>>

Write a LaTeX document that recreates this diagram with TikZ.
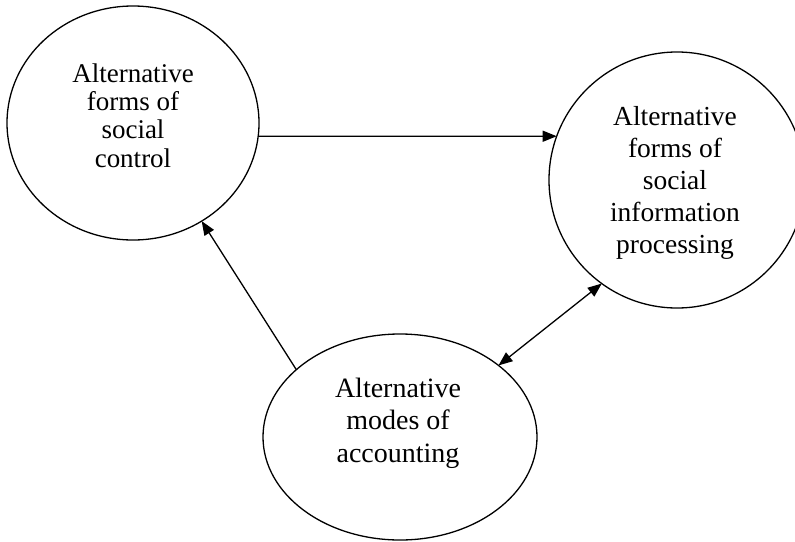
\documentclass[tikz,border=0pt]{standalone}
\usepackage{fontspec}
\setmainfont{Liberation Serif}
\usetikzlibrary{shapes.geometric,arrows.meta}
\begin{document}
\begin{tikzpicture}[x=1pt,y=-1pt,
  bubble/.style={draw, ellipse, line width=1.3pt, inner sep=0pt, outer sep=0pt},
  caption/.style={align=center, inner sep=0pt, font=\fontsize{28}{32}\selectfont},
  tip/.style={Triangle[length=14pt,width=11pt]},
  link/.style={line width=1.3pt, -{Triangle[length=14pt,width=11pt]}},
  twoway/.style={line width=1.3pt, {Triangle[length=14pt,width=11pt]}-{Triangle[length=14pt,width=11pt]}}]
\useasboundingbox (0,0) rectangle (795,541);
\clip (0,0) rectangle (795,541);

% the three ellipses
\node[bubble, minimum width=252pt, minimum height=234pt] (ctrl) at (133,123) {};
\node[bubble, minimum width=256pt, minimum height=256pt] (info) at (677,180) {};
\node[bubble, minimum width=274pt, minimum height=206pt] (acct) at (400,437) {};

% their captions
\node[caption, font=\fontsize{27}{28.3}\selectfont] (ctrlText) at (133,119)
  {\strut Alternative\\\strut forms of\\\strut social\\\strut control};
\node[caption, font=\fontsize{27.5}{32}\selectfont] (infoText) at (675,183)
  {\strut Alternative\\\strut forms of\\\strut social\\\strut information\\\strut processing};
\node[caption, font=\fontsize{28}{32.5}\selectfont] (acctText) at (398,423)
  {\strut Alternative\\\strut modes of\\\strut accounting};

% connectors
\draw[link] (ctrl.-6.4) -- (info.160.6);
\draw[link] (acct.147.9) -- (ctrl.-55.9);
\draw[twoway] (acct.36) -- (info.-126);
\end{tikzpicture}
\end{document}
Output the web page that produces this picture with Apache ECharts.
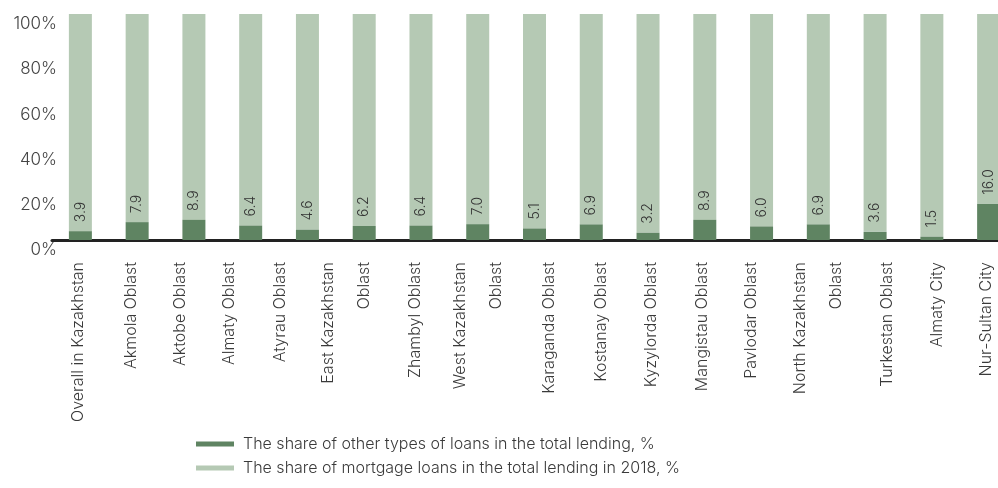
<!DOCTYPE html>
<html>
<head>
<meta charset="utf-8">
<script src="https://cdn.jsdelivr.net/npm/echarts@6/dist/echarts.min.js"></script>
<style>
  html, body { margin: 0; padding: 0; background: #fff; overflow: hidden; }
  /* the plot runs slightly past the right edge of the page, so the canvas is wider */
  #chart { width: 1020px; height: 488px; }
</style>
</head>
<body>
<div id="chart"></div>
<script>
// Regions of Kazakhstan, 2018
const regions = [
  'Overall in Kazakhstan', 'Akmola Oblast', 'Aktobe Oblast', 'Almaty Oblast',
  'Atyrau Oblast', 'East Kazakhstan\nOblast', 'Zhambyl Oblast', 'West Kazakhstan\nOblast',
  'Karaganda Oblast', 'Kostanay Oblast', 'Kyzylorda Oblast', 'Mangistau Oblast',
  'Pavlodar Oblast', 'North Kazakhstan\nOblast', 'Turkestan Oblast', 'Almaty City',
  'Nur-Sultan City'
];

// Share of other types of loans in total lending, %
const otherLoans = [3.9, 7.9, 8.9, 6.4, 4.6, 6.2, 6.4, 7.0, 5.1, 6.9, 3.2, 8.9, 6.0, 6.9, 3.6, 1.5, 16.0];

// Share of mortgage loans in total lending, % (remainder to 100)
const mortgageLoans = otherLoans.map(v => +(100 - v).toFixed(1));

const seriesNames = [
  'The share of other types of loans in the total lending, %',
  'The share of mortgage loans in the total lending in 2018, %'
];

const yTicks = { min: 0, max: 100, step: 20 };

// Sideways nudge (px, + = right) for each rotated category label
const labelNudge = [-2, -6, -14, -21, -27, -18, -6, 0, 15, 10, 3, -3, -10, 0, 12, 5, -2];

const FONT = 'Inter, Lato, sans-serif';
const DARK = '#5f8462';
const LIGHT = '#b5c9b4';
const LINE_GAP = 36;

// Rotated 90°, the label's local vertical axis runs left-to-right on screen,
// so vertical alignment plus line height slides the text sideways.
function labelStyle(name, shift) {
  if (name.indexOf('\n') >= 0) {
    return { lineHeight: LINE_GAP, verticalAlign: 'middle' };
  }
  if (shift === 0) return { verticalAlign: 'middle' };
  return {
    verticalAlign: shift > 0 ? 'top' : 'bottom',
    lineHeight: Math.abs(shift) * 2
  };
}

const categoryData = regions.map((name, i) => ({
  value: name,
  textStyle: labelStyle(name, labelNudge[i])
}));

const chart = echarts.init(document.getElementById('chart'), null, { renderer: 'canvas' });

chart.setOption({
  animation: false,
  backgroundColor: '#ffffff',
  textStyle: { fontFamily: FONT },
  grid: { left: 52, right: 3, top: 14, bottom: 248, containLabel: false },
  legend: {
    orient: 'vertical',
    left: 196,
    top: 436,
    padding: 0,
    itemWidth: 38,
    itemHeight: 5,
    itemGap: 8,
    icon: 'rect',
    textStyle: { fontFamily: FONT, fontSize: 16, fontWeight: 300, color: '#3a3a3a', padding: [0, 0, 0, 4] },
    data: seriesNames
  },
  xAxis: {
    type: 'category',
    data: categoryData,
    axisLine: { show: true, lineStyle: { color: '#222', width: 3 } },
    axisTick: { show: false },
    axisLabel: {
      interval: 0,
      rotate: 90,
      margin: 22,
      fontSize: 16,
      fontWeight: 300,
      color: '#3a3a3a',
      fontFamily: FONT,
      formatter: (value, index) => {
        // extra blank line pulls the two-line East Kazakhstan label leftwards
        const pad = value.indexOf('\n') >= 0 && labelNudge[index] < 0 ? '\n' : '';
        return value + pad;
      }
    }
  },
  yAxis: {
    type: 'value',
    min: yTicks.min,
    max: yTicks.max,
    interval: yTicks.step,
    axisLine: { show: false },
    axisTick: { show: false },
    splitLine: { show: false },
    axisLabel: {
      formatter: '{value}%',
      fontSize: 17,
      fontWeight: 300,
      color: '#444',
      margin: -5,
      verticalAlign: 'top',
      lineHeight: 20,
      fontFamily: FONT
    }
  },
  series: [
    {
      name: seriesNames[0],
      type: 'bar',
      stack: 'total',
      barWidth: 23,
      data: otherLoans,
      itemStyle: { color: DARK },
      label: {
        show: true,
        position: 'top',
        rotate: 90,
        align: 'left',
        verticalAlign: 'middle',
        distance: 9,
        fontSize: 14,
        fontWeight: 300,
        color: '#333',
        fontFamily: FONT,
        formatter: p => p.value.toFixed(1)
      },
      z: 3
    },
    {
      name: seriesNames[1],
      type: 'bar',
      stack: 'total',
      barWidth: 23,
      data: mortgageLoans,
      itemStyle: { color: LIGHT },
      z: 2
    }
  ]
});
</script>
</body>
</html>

<<
>>

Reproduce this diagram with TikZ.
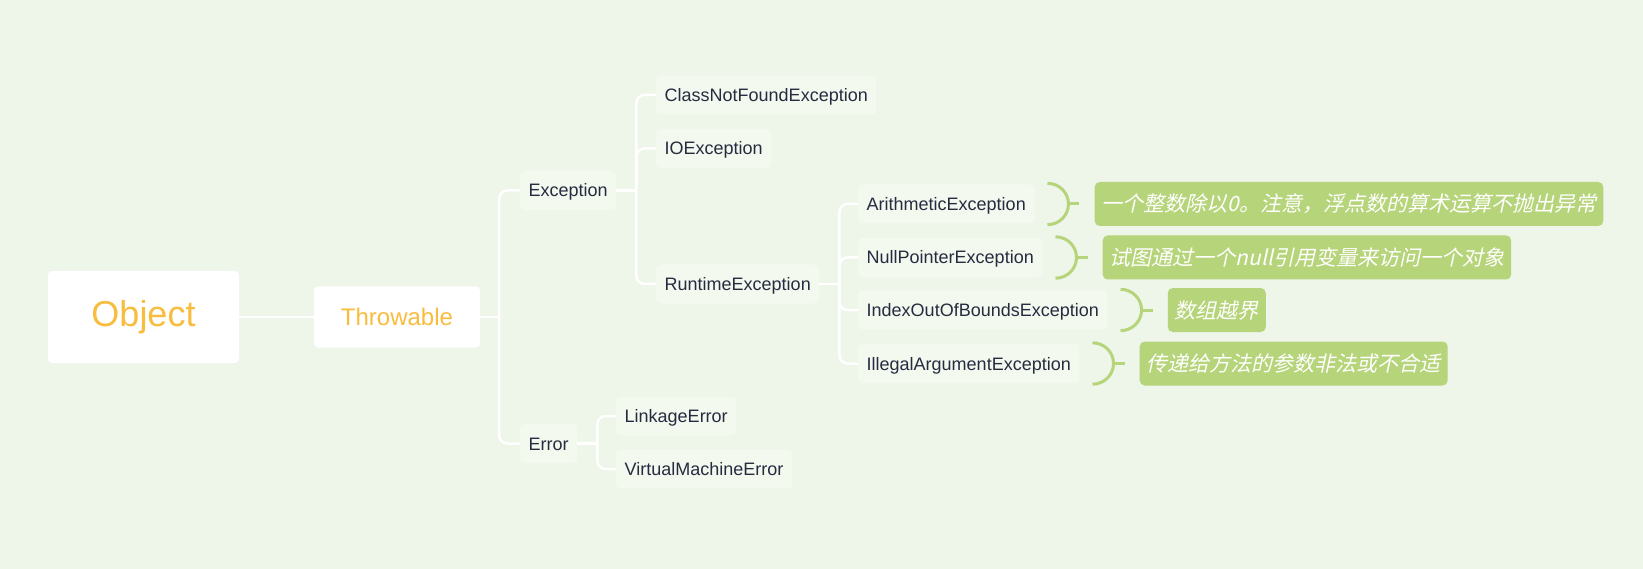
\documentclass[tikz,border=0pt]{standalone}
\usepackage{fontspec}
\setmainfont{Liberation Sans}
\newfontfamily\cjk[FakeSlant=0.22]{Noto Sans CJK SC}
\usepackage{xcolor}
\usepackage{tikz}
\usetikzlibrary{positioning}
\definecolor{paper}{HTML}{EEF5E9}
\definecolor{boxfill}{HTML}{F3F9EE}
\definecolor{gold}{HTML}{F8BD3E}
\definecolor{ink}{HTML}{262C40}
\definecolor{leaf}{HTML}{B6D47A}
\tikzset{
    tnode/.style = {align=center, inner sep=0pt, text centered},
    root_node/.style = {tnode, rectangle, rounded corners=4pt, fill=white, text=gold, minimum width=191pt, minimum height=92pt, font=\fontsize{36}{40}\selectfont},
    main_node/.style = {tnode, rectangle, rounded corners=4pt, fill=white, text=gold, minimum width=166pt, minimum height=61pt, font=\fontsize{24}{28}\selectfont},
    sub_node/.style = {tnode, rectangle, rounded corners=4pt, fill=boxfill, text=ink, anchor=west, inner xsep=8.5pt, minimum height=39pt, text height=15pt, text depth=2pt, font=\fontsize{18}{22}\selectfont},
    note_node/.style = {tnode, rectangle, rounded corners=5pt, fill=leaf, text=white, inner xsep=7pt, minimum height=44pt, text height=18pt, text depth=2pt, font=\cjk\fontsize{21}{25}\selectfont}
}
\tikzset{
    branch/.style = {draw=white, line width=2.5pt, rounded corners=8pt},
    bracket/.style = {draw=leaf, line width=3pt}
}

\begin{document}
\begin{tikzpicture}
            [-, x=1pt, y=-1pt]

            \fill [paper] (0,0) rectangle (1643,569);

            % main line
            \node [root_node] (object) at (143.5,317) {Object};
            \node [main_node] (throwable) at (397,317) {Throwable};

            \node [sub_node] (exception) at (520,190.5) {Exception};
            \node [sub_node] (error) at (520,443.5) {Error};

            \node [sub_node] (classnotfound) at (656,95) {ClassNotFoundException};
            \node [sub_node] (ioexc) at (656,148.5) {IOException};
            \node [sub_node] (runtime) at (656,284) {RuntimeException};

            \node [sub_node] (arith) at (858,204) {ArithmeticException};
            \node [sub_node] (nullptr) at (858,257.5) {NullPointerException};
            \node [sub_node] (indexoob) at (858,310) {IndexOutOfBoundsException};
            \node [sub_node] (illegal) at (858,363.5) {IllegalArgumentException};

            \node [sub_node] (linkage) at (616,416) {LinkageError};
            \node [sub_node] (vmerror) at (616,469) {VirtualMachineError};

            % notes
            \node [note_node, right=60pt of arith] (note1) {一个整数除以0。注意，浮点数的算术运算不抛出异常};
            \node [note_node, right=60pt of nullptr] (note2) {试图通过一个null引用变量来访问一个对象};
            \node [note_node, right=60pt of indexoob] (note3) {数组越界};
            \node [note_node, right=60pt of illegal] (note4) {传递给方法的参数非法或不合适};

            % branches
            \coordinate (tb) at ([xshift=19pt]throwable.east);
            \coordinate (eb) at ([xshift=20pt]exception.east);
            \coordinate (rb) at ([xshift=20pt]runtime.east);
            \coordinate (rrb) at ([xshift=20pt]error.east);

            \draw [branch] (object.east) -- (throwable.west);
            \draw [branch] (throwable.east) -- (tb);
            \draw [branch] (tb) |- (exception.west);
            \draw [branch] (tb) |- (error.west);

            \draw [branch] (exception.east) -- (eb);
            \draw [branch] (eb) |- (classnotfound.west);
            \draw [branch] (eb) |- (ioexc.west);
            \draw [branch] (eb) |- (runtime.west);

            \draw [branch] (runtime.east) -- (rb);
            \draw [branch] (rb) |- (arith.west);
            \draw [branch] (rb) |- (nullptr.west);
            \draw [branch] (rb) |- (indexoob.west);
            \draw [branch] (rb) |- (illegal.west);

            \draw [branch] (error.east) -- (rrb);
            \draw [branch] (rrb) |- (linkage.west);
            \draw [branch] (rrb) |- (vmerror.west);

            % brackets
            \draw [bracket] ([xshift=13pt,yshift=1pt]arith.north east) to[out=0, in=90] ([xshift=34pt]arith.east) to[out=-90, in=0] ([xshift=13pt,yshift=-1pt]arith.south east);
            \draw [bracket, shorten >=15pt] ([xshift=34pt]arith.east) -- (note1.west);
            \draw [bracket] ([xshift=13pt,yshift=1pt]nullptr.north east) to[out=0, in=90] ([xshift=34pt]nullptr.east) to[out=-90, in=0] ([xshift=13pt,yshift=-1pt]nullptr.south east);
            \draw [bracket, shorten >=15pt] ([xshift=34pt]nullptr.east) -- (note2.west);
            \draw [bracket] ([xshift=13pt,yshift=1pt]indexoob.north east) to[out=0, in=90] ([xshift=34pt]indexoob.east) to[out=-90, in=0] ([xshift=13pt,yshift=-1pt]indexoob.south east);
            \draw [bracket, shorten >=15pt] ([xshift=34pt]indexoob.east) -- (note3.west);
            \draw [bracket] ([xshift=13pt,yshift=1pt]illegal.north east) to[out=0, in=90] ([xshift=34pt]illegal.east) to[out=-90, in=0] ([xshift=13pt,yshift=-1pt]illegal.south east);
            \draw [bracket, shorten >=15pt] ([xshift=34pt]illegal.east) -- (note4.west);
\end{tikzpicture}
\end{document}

<<

Task prompt
Write out the lines from the one containing "Reproduce this diagram with TikZ." down to the one containing "[sub_node] (runtime) at", both included, exactly as they appear. Leave out any pictures.

Full solution
Reproduce this diagram with TikZ.
\documentclass[tikz,border=0pt]{standalone}
\usepackage{fontspec}
\setmainfont{Liberation Sans}
\newfontfamily\cjk[FakeSlant=0.22]{Noto Sans CJK SC}
\usepackage{xcolor}
\usepackage{tikz}
\usetikzlibrary{positioning}
\definecolor{paper}{HTML}{EEF5E9}
\definecolor{boxfill}{HTML}{F3F9EE}
\definecolor{gold}{HTML}{F8BD3E}
\definecolor{ink}{HTML}{262C40}
\definecolor{leaf}{HTML}{B6D47A}
\tikzset{
    tnode/.style = {align=center, inner sep=0pt, text centered},
    root_node/.style = {tnode, rectangle, rounded corners=4pt, fill=white, text=gold, minimum width=191pt, minimum height=92pt, font=\fontsize{36}{40}\selectfont},
    main_node/.style = {tnode, rectangle, rounded corners=4pt, fill=white, text=gold, minimum width=166pt, minimum height=61pt, font=\fontsize{24}{28}\selectfont},
    sub_node/.style = {tnode, rectangle, rounded corners=4pt, fill=boxfill, text=ink, anchor=west, inner xsep=8.5pt, minimum height=39pt, text height=15pt, text depth=2pt, font=\fontsize{18}{22}\selectfont},
    note_node/.style = {tnode, rectangle, rounded corners=5pt, fill=leaf, text=white, inner xsep=7pt, minimum height=44pt, text height=18pt, text depth=2pt, font=\cjk\fontsize{21}{25}\selectfont}
}
\tikzset{
    branch/.style = {draw=white, line width=2.5pt, rounded corners=8pt},
    bracket/.style = {draw=leaf, line width=3pt}
}

\begin{document}
\begin{tikzpicture}
            [-, x=1pt, y=-1pt]

            \fill [paper] (0,0) rectangle (1643,569);

            % main line
            \node [root_node] (object) at (143.5,317) {Object};
            \node [main_node] (throwable) at (397,317) {Throwable};

            \node [sub_node] (exception) at (520,190.5) {Exception};
            \node [sub_node] (error) at (520,443.5) {Error};

            \node [sub_node] (classnotfound) at (656,95) {ClassNotFoundException};
            \node [sub_node] (ioexc) at (656,148.5) {IOException};
            \node [sub_node] (runtime) at (656,284) {RuntimeException};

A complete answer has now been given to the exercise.